### SOURCE DATA
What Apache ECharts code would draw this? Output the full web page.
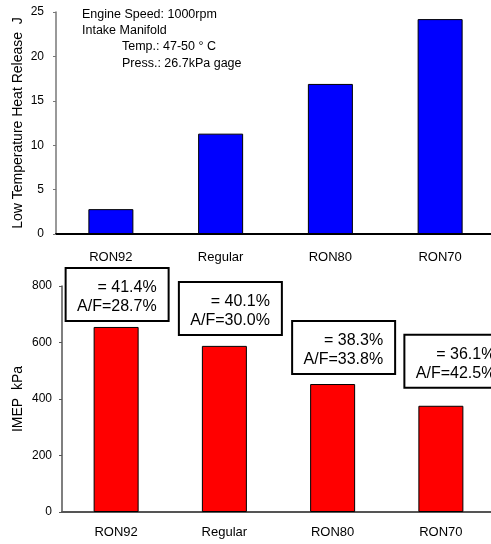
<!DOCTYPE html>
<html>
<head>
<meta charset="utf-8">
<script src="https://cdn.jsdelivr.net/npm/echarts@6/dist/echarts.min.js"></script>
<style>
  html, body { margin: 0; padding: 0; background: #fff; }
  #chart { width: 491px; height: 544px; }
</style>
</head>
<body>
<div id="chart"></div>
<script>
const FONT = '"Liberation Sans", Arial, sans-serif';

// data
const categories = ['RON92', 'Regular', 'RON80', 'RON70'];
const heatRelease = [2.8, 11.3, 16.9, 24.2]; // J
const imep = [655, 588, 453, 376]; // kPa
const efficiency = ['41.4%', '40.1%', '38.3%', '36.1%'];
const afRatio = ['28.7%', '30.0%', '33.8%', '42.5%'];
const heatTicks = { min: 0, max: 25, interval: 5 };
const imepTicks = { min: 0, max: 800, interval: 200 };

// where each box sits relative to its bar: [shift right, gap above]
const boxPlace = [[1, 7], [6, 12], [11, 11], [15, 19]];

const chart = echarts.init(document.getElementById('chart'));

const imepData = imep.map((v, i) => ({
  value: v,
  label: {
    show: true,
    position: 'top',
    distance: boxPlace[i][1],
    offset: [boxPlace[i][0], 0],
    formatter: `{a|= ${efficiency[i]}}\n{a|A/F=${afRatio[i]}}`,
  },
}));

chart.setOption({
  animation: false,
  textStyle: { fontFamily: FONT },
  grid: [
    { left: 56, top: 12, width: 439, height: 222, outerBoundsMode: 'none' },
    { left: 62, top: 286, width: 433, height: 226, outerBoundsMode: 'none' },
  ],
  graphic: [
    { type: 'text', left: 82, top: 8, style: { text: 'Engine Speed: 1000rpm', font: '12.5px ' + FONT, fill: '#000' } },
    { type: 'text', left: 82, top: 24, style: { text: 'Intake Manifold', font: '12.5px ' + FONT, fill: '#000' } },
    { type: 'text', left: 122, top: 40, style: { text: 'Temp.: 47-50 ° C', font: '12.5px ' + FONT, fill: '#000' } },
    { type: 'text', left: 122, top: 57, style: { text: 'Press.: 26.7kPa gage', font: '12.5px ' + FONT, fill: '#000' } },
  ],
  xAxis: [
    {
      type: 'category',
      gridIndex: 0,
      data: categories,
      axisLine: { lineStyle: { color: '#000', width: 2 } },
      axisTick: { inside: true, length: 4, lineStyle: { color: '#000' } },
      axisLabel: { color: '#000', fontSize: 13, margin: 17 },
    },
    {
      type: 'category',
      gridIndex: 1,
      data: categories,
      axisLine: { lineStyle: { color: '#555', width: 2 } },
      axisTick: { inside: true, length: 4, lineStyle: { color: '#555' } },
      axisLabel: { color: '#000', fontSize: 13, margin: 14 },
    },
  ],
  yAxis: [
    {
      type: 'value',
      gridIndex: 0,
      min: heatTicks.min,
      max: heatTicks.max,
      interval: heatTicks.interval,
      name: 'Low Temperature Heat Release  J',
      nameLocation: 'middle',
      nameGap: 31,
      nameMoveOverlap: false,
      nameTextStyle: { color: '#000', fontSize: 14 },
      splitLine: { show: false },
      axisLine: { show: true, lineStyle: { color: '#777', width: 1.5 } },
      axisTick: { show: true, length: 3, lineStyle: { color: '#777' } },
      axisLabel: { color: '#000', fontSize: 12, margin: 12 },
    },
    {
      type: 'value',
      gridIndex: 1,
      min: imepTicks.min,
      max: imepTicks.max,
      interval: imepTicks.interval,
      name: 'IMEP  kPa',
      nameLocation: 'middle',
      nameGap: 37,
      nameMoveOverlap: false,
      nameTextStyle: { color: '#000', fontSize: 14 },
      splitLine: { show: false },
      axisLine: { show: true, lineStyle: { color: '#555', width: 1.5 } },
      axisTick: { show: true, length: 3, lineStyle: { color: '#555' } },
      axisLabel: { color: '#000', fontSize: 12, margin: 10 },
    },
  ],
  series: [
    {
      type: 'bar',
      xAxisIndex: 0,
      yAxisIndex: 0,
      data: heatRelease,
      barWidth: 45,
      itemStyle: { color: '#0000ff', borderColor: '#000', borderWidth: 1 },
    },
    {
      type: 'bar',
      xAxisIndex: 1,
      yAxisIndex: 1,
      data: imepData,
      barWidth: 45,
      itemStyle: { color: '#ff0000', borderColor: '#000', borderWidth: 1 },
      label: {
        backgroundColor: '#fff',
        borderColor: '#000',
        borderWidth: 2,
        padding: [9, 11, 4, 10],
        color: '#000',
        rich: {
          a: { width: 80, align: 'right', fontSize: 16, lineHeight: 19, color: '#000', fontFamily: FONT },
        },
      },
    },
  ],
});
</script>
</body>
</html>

### INSTRUCTIONS TO FOLLOW
With all pictures left out, please transcribe exactly the lines from the start of the material through the line with "800, interval: 200".

### TASK RESULT
What Apache ECharts code would draw this? Output the full web page.
<!DOCTYPE html>
<html>
<head>
<meta charset="utf-8">
<script src="https://cdn.jsdelivr.net/npm/echarts@6/dist/echarts.min.js"></script>
<style>
  html, body { margin: 0; padding: 0; background: #fff; }
  #chart { width: 491px; height: 544px; }
</style>
</head>
<body>
<div id="chart"></div>
<script>
const FONT = '"Liberation Sans", Arial, sans-serif';

// data
const categories = ['RON92', 'Regular', 'RON80', 'RON70'];
const heatRelease = [2.8, 11.3, 16.9, 24.2]; // J
const imep = [655, 588, 453, 376]; // kPa
const efficiency = ['41.4%', '40.1%', '38.3%', '36.1%'];
const afRatio = ['28.7%', '30.0%', '33.8%', '42.5%'];
const heatTicks = { min: 0, max: 25, interval: 5 };
const imepTicks = { min: 0, max: 800, interval: 200 };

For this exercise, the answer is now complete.